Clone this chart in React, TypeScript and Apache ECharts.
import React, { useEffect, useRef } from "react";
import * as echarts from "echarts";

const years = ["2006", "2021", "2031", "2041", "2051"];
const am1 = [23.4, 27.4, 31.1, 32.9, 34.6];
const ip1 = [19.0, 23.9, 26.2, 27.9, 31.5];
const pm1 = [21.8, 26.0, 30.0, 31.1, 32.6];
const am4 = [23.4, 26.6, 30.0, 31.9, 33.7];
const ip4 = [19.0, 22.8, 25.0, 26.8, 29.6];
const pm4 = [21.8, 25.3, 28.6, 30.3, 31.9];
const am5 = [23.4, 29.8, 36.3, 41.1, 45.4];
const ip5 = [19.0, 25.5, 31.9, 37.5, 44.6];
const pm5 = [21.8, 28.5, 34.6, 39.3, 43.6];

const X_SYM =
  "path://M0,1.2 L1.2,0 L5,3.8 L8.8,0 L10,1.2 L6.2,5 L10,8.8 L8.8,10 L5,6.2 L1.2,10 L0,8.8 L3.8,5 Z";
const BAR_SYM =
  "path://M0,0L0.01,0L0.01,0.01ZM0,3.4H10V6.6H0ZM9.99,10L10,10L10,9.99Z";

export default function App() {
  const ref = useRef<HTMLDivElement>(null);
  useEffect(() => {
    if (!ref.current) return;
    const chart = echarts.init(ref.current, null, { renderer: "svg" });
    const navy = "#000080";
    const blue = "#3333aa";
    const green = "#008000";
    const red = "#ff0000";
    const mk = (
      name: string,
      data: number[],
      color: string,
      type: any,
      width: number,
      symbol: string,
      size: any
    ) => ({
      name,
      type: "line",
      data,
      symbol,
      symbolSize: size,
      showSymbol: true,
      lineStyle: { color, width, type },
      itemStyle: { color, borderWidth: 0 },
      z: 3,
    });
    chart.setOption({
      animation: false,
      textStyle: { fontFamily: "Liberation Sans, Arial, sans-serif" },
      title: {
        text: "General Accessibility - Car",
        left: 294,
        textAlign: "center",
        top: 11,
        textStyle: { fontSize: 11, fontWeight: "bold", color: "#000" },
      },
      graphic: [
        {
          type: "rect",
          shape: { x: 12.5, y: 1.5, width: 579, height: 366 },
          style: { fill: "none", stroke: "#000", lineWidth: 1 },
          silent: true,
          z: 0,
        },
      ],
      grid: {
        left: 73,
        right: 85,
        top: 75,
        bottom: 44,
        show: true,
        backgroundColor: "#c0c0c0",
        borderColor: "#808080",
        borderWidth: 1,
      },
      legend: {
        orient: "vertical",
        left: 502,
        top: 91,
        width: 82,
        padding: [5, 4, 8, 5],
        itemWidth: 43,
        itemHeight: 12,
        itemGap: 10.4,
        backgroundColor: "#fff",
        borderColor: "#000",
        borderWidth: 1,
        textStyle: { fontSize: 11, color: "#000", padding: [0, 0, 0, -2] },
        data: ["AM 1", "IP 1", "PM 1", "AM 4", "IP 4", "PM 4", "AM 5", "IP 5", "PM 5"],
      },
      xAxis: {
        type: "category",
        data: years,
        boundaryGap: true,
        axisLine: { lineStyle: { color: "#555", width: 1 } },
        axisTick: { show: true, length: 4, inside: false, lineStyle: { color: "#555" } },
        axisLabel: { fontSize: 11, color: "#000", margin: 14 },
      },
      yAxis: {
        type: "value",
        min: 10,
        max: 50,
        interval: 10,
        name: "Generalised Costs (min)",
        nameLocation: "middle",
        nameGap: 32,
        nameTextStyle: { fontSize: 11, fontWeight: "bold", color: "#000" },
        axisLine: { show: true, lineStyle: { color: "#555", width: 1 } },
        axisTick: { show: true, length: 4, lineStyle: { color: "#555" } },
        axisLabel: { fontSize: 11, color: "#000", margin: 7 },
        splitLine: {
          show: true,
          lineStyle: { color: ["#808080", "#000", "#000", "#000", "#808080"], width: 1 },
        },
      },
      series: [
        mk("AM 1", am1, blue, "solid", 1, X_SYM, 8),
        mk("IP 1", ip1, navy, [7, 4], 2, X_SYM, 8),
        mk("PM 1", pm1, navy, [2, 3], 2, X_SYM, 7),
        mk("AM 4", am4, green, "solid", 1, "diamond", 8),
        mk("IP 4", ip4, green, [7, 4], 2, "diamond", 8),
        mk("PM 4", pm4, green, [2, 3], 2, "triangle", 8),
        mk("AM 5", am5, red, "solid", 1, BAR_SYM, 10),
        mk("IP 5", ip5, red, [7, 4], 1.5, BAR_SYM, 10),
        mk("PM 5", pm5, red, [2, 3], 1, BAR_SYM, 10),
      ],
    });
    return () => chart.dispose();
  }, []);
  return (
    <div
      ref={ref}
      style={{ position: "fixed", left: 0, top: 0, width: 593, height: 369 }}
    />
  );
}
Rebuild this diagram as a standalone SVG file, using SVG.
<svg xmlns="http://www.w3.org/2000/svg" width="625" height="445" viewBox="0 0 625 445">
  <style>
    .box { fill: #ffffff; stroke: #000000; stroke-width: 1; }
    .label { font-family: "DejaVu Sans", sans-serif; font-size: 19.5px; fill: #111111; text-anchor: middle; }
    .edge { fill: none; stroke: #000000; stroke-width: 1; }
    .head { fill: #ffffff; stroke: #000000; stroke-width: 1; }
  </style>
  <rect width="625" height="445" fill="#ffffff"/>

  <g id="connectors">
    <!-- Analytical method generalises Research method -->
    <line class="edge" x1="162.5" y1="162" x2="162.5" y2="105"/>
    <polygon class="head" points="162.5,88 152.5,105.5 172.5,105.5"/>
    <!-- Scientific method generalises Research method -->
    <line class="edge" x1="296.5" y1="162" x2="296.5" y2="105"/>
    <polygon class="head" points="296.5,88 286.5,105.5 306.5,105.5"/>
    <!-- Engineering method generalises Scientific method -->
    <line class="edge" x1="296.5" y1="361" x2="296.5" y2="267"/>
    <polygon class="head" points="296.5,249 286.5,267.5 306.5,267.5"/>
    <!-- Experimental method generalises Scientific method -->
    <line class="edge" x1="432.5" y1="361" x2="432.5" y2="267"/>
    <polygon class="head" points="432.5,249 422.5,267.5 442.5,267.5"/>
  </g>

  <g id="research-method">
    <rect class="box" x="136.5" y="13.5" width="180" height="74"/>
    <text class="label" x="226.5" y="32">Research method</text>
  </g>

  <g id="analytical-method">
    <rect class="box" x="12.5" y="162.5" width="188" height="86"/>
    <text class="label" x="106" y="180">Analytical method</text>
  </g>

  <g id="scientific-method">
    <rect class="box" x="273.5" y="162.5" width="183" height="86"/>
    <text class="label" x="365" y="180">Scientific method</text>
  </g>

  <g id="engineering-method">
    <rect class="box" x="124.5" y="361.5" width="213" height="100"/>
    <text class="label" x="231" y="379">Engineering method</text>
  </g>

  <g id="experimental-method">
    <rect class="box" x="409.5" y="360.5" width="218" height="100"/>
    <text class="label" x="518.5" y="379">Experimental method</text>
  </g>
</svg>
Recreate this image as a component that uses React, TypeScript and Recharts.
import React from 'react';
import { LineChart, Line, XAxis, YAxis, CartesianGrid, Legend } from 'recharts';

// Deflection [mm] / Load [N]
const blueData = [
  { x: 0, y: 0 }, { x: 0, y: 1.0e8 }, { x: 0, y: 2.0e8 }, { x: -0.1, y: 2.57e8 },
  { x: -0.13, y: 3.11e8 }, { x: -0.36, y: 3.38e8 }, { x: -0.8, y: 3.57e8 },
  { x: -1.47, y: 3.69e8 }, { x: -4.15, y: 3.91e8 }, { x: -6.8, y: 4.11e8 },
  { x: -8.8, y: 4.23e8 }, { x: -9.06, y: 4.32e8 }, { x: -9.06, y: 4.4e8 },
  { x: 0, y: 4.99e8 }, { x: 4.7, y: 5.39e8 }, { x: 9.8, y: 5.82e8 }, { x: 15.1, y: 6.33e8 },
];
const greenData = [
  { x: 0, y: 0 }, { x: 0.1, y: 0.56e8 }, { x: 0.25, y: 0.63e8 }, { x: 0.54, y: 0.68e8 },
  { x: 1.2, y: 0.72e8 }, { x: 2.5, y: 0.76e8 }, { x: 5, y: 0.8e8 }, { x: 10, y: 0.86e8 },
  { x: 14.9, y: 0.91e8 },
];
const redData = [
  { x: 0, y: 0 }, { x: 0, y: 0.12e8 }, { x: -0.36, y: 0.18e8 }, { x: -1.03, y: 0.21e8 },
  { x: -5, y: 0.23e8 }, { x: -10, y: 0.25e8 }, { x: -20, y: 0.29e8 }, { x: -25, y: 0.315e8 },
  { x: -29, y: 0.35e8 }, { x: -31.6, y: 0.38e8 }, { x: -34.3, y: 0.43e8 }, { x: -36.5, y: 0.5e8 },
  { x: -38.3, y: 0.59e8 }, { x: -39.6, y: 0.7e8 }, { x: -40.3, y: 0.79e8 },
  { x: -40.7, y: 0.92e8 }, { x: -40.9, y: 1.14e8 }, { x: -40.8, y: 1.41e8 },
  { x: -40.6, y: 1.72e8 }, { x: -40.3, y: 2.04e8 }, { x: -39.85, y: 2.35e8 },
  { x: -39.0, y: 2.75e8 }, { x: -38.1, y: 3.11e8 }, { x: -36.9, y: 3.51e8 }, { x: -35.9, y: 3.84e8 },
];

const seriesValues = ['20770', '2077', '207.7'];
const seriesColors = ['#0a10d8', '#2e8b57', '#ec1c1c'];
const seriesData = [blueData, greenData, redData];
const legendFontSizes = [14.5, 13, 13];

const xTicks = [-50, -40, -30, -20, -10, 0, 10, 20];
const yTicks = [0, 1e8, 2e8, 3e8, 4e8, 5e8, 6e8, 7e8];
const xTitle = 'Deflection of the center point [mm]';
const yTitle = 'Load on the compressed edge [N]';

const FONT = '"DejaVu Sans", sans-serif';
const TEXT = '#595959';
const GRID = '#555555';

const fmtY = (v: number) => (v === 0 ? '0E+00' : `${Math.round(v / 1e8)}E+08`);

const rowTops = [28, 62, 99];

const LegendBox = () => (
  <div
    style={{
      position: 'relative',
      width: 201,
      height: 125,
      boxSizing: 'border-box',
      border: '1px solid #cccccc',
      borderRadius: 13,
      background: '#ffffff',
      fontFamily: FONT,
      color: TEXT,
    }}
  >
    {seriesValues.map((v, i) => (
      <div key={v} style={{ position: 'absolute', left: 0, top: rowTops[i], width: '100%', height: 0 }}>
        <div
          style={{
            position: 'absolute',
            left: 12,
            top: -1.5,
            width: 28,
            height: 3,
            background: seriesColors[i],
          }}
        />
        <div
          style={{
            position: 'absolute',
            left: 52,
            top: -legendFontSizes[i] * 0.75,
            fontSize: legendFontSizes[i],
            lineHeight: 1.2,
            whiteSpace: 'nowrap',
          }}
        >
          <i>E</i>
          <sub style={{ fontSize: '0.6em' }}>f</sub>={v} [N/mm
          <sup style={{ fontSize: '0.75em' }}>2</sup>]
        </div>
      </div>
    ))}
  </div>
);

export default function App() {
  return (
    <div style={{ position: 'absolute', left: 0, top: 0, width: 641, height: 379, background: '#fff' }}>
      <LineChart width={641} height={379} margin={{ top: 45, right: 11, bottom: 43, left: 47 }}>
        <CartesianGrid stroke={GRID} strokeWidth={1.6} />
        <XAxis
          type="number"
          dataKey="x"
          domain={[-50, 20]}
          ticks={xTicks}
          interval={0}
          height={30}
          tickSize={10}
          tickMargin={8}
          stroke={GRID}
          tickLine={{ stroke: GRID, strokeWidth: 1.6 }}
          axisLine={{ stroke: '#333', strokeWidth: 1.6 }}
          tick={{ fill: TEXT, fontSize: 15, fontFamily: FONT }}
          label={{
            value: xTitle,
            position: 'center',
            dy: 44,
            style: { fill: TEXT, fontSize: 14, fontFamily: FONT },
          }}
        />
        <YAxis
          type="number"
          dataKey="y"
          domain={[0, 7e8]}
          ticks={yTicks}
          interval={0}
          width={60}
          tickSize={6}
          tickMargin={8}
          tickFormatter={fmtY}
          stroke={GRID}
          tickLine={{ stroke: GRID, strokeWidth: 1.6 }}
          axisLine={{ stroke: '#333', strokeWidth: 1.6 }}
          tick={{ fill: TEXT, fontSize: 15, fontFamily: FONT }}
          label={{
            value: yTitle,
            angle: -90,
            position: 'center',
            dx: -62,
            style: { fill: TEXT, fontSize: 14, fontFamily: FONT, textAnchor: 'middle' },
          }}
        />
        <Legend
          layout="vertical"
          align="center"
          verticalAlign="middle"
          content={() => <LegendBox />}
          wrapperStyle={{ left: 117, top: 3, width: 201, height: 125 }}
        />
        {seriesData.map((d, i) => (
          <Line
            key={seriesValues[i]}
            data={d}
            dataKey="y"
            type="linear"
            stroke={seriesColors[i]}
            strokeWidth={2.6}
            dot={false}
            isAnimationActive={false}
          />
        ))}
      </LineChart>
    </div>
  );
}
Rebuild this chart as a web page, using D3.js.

━━━━━━

Problem description: Output only the lines from the top of the entries through the one holding "import * as", copied exactly.

Correct response:
Clone this chart in React, TypeScript and Apache ECharts.
import React, { useEffect, useRef } from "react";
import * as echarts from "echarts";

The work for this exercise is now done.